Hasbro beat Wall Street analysts expectations, posting fourth-quarter revenue of $1.72 billion, up 4% from the year-earlier quarter.
Adjusting for items, earnings reached $1.27 a share, ahead of analysts’ consensus expectation for $1.14.
Gaming as a category posted a 27% rise in revenue to $561.2 million as the company continued to cope with the effects of the coronavirus. While the pandemic has decimated retail sales, it has also spurred a rise in stay-at-home activities like game playing and streaming, both areas of strength for Hasbro. Its stable of gaming brands includes Magic: The Gathering and Monopoly. An expanded line of games and toys related to eOne franchises Peppa Pig and PJ Masks is due out later in 2021.
Results reflect pro forma comparisons with 2019 given the acquisition of eOne, which closed at the end of 2019. Moving forward, quarterly comparisons will be apples-to-apples.
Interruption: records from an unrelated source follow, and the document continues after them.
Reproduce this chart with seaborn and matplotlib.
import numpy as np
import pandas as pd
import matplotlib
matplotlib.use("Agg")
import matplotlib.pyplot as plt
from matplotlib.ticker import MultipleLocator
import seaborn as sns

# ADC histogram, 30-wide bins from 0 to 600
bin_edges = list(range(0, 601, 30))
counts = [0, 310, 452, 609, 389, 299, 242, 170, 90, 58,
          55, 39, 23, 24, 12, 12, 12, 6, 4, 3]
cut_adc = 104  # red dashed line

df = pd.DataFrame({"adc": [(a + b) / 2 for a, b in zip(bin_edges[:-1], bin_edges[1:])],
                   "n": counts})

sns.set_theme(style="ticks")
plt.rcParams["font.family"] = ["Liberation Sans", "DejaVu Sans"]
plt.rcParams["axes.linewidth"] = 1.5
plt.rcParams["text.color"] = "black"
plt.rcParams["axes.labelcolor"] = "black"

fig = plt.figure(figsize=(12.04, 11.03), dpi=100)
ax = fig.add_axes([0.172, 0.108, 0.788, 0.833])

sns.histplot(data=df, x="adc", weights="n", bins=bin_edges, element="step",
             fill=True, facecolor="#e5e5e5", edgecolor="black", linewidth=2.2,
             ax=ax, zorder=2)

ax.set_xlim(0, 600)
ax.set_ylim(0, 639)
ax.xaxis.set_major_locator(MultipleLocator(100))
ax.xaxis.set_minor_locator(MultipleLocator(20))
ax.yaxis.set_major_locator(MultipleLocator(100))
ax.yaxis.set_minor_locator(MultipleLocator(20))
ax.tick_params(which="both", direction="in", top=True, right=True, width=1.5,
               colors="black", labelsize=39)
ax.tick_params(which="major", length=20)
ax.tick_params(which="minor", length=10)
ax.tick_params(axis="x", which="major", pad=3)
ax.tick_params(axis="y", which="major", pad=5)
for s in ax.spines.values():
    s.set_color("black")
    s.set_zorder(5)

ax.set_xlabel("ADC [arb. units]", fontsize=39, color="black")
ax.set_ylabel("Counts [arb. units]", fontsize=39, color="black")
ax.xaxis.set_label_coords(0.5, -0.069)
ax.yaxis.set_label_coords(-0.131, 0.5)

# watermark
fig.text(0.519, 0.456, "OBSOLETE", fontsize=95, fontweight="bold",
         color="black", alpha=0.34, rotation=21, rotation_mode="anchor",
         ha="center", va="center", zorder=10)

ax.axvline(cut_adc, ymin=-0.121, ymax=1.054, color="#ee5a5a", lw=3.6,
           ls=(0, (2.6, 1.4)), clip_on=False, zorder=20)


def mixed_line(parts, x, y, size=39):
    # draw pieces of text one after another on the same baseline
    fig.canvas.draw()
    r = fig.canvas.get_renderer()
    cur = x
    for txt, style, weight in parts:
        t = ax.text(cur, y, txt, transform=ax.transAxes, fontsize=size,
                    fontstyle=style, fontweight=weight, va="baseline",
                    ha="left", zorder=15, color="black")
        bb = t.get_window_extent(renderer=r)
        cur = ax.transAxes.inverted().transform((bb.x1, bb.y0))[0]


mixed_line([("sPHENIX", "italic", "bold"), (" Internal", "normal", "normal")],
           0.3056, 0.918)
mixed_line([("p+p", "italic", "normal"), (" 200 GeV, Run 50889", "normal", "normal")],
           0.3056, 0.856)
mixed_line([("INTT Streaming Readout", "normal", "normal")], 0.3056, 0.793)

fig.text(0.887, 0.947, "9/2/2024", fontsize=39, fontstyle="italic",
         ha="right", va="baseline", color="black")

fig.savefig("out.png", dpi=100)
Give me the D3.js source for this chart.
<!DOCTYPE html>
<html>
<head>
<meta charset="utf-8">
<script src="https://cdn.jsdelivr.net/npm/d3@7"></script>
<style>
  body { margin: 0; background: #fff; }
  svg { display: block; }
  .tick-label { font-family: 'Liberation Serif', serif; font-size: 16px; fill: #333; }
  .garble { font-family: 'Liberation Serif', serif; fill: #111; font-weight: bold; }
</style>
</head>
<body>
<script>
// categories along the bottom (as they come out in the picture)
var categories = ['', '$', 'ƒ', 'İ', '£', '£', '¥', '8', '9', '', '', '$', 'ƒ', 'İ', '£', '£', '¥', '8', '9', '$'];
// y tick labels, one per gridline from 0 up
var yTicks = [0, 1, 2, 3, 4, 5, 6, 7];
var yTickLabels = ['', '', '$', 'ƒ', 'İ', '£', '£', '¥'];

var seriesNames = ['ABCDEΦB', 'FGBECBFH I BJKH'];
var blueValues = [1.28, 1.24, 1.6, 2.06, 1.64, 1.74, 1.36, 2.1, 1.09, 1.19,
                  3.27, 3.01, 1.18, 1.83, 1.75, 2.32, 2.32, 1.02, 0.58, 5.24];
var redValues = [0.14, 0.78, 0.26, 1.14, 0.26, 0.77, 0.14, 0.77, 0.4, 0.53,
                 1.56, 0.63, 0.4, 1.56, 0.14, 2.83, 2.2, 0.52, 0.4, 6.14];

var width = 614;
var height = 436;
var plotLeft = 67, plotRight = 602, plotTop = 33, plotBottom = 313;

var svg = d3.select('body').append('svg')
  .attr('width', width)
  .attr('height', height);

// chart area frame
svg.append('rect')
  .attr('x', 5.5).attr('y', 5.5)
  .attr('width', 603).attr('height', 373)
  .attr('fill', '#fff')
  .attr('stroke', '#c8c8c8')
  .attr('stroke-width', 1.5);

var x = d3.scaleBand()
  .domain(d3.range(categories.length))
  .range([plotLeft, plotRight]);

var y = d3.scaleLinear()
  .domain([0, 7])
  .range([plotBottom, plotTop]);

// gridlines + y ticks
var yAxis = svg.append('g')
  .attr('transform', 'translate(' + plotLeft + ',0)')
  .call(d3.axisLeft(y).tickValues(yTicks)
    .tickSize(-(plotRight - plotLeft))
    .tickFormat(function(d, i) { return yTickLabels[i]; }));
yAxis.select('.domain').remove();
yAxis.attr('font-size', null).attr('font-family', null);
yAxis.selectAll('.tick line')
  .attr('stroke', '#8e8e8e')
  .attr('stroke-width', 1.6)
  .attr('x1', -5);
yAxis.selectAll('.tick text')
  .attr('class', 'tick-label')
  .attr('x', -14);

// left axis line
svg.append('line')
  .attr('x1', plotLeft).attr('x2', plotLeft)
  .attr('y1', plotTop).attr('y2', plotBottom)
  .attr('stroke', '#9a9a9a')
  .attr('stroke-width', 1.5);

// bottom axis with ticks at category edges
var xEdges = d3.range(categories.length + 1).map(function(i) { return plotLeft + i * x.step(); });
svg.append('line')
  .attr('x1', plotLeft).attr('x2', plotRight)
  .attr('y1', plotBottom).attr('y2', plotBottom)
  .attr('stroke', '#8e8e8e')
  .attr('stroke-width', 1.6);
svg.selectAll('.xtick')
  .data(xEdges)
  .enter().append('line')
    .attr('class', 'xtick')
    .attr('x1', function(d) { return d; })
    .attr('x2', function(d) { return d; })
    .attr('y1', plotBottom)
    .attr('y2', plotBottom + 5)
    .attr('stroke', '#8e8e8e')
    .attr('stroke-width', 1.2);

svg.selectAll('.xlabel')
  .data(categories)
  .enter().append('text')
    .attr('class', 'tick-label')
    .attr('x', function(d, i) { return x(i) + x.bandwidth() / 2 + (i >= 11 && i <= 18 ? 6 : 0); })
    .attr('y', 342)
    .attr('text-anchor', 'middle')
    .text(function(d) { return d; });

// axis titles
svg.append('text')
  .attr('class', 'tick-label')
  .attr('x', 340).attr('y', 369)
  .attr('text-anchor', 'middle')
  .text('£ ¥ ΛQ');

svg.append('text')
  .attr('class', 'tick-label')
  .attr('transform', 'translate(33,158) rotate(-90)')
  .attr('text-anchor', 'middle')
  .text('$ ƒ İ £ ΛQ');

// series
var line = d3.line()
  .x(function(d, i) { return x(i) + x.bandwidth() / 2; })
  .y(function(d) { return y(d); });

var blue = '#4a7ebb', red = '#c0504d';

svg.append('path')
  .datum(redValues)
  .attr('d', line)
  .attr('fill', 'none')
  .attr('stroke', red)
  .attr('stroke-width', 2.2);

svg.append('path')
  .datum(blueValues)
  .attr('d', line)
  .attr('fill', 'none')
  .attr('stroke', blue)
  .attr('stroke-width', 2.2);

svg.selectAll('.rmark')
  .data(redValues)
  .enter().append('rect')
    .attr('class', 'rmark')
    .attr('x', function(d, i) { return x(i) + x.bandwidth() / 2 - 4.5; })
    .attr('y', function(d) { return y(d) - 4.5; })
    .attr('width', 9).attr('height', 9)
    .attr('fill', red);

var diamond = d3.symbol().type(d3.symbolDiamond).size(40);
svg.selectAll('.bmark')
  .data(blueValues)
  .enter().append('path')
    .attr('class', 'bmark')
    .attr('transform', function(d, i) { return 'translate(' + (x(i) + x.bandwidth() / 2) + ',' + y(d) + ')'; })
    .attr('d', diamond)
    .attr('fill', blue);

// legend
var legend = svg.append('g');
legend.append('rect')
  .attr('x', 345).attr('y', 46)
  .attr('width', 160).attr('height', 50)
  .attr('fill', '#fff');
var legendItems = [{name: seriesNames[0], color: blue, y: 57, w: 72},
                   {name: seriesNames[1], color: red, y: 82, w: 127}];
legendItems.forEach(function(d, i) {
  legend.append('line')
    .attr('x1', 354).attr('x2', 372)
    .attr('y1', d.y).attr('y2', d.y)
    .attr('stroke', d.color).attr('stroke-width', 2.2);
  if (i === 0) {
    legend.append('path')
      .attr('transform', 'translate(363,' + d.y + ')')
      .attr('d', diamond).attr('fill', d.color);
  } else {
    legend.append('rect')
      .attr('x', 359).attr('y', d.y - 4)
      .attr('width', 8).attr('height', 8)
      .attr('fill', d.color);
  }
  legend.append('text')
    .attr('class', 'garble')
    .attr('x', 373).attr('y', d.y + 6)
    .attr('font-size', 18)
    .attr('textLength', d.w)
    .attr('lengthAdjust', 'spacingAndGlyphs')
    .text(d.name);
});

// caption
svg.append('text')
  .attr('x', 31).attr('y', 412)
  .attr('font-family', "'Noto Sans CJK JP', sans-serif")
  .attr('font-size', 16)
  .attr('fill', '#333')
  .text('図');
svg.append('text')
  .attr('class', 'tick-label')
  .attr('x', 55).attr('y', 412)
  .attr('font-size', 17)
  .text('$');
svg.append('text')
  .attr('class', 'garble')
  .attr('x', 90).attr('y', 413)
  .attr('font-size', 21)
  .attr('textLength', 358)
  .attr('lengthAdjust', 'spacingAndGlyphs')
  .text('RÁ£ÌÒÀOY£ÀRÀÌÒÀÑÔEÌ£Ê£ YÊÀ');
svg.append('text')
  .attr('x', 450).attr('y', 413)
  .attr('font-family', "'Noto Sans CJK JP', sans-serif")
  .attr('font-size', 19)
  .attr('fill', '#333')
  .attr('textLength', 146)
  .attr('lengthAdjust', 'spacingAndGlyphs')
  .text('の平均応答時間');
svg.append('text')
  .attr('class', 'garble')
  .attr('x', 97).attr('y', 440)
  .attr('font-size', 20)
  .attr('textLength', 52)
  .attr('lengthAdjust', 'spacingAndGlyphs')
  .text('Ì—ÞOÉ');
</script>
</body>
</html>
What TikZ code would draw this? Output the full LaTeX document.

As a segment, eOne saw revenue drop 21% in 2020 to $956.5, which Hasbro blamed on production shutdowns and other Covid-19 issues. The company said it repaid $123 million of the debt it incurred in the eOne acquisition.
“In 2020, we lived our purpose of making the world a better place for all children and all families. In what was a most challenging year, the global Hasbro team fully demonstrated its resilience, tenacity, creativity, flexibility, and empathy,” CEO Brian Goldner said in the earnings release. The company said global point-of-sale revenue increased in 2020 despite lockdowns and business restrictions in many parts of the world. TV and film revenue increased 20% from the year-earlier quarter, hitting $214.5 million.
On an earnings call with analysts, CFO Deborah Thomas said the company was “well on its way” to reaching its goal of $130 million in synergies with eOne by the end of 2022.